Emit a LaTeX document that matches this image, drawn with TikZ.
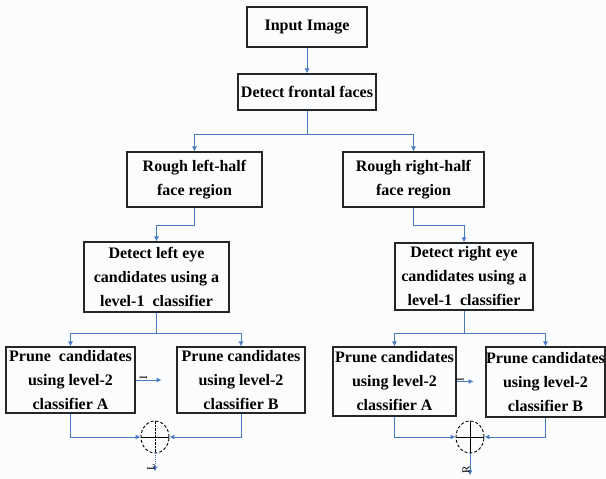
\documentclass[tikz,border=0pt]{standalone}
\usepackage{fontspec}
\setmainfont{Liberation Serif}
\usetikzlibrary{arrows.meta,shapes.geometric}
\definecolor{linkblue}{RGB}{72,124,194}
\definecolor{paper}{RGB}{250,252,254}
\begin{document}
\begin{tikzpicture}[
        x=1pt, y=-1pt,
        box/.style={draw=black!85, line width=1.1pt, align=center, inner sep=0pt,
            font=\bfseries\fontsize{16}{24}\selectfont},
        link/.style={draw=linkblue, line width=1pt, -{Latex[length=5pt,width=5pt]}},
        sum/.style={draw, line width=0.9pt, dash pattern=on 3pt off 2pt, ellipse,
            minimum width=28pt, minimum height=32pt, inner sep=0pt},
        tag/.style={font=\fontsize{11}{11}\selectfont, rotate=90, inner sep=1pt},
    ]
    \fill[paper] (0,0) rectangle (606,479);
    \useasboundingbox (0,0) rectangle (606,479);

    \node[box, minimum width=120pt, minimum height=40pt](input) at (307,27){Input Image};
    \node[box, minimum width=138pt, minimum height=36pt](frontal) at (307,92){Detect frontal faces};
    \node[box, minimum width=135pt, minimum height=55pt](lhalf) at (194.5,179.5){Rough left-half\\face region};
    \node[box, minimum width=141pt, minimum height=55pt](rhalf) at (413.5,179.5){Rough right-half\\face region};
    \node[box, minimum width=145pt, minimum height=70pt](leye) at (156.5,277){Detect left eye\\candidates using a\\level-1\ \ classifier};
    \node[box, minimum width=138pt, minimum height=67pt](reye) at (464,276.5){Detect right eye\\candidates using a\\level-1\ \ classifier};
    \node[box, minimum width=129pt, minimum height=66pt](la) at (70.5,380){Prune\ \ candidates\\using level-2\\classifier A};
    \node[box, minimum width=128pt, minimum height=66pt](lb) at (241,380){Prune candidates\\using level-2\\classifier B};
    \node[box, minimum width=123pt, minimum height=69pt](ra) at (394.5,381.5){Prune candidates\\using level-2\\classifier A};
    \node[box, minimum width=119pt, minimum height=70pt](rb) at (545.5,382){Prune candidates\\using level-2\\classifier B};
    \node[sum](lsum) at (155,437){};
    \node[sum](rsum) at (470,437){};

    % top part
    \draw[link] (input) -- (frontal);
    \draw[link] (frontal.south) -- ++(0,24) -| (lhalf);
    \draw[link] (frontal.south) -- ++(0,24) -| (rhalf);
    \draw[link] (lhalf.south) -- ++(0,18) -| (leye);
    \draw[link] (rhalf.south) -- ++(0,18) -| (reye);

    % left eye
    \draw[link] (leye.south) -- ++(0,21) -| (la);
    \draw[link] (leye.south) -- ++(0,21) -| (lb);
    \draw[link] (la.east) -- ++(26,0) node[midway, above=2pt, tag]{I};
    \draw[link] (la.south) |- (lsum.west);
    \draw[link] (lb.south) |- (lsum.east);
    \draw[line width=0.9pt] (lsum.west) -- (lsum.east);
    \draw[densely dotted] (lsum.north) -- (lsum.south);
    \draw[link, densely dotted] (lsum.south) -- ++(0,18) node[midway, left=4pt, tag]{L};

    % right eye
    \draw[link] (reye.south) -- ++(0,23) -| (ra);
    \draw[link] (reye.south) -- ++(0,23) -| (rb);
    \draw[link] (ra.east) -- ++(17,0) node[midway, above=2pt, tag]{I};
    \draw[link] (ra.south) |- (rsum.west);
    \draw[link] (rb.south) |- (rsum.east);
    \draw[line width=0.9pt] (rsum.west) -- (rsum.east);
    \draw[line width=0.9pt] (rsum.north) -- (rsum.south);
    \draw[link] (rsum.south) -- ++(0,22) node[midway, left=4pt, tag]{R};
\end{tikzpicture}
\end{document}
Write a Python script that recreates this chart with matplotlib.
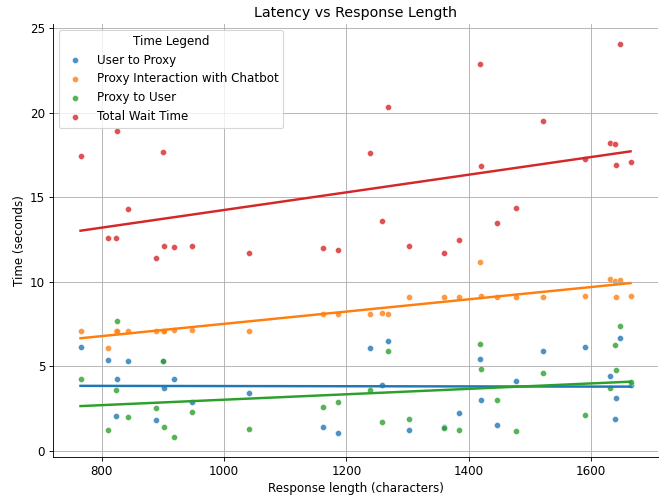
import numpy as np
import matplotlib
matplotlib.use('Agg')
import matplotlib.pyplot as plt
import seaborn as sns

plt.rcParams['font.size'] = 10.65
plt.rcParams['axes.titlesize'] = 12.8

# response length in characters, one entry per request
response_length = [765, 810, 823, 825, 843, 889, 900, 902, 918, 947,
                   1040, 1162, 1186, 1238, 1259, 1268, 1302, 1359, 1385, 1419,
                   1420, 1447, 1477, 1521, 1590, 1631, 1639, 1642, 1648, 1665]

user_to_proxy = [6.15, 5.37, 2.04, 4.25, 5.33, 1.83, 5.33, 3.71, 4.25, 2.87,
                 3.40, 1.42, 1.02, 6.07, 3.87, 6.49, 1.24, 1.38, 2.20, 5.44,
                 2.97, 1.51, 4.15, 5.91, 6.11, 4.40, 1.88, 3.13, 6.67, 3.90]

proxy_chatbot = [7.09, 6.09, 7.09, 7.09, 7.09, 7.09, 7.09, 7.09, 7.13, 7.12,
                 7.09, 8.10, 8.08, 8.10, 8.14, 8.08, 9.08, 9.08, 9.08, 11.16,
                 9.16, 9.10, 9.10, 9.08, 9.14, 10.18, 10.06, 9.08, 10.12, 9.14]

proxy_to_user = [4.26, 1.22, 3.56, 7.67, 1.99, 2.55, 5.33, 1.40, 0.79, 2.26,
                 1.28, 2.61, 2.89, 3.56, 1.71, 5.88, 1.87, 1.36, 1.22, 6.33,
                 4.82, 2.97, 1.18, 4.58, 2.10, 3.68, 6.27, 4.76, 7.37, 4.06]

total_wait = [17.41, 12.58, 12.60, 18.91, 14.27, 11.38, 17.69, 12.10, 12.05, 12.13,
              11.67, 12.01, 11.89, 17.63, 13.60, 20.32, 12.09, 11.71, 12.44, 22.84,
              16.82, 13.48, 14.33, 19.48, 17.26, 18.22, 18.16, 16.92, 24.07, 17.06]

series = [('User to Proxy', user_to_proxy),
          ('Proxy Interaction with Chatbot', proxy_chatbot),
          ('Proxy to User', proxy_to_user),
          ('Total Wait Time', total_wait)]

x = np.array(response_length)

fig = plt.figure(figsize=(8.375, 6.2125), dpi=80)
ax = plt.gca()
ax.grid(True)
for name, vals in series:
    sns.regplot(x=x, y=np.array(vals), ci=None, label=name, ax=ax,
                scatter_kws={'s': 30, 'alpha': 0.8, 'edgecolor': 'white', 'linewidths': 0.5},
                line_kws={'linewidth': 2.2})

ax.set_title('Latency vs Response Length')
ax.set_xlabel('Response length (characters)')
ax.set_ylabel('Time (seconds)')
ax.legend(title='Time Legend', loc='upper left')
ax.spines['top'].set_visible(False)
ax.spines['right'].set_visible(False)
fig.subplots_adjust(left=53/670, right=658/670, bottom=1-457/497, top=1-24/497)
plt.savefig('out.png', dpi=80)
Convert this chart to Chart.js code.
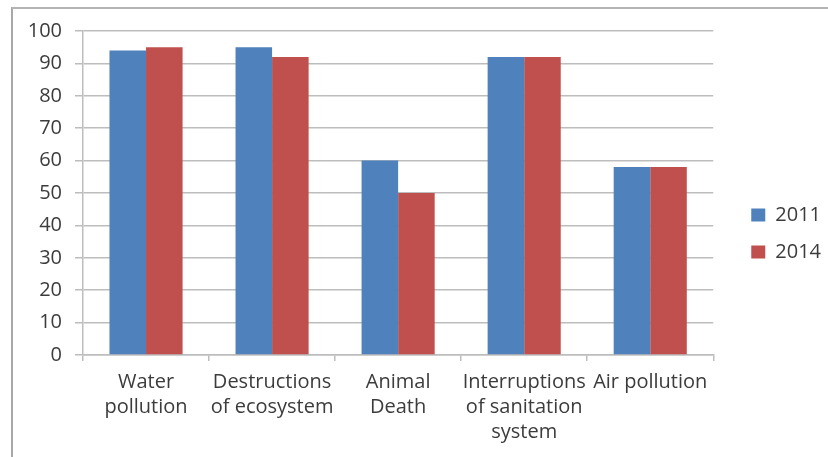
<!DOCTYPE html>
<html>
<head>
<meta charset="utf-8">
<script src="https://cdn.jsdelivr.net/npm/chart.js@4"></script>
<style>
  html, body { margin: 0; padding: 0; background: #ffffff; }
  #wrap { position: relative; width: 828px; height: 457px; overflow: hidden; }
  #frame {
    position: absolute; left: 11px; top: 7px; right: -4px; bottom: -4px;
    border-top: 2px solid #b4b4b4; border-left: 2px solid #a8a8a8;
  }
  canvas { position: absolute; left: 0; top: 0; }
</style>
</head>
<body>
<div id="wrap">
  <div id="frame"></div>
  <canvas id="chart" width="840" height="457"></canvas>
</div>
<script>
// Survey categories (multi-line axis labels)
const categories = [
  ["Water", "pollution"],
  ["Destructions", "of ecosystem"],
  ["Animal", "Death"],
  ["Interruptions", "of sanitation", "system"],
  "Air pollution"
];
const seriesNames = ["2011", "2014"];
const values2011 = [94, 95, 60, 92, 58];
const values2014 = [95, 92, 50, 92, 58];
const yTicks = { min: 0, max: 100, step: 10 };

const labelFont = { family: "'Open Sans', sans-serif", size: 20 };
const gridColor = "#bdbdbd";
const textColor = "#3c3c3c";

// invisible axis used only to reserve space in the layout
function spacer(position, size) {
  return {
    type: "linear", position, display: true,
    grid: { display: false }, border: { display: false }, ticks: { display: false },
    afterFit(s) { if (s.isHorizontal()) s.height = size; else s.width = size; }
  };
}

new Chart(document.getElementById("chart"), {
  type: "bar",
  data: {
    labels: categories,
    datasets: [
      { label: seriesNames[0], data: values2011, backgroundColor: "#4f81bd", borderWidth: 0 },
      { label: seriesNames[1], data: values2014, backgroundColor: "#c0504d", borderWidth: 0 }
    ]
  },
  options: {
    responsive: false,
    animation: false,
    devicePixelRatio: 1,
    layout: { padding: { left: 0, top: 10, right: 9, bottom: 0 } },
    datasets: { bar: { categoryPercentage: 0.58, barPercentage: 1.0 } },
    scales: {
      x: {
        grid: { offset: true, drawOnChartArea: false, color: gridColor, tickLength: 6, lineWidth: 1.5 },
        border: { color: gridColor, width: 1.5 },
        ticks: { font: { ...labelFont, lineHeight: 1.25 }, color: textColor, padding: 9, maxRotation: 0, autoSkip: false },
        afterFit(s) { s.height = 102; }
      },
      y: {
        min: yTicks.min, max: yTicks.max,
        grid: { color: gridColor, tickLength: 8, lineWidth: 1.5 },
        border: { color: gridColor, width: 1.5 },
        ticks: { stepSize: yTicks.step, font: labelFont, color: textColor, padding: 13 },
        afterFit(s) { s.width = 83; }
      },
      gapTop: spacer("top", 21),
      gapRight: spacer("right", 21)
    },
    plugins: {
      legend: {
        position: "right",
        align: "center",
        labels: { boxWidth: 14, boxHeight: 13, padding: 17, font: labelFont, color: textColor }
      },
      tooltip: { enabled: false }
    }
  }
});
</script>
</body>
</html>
═══
## Request
Leave out the pictures, and copy only the lines from the one holding "Write a Python" through the one holding "9.16, 9.10, 9.10, 9.08, 9.14, 10.18, 10.06, 9.08, 10.12, 9.14]", exactly as written.

## Correct result
Write a Python script that recreates this chart with matplotlib.
import numpy as np
import matplotlib
matplotlib.use('Agg')
import matplotlib.pyplot as plt
import seaborn as sns

plt.rcParams['font.size'] = 10.65
plt.rcParams['axes.titlesize'] = 12.8

# response length in characters, one entry per request
response_length = [765, 810, 823, 825, 843, 889, 900, 902, 918, 947,
                   1040, 1162, 1186, 1238, 1259, 1268, 1302, 1359, 1385, 1419,
                   1420, 1447, 1477, 1521, 1590, 1631, 1639, 1642, 1648, 1665]

user_to_proxy = [6.15, 5.37, 2.04, 4.25, 5.33, 1.83, 5.33, 3.71, 4.25, 2.87,
                 3.40, 1.42, 1.02, 6.07, 3.87, 6.49, 1.24, 1.38, 2.20, 5.44,
                 2.97, 1.51, 4.15, 5.91, 6.11, 4.40, 1.88, 3.13, 6.67, 3.90]

proxy_chatbot = [7.09, 6.09, 7.09, 7.09, 7.09, 7.09, 7.09, 7.09, 7.13, 7.12,
                 7.09, 8.10, 8.08, 8.10, 8.14, 8.08, 9.08, 9.08, 9.08, 11.16,
                 9.16, 9.10, 9.10, 9.08, 9.14, 10.18, 10.06, 9.08, 10.12, 9.14]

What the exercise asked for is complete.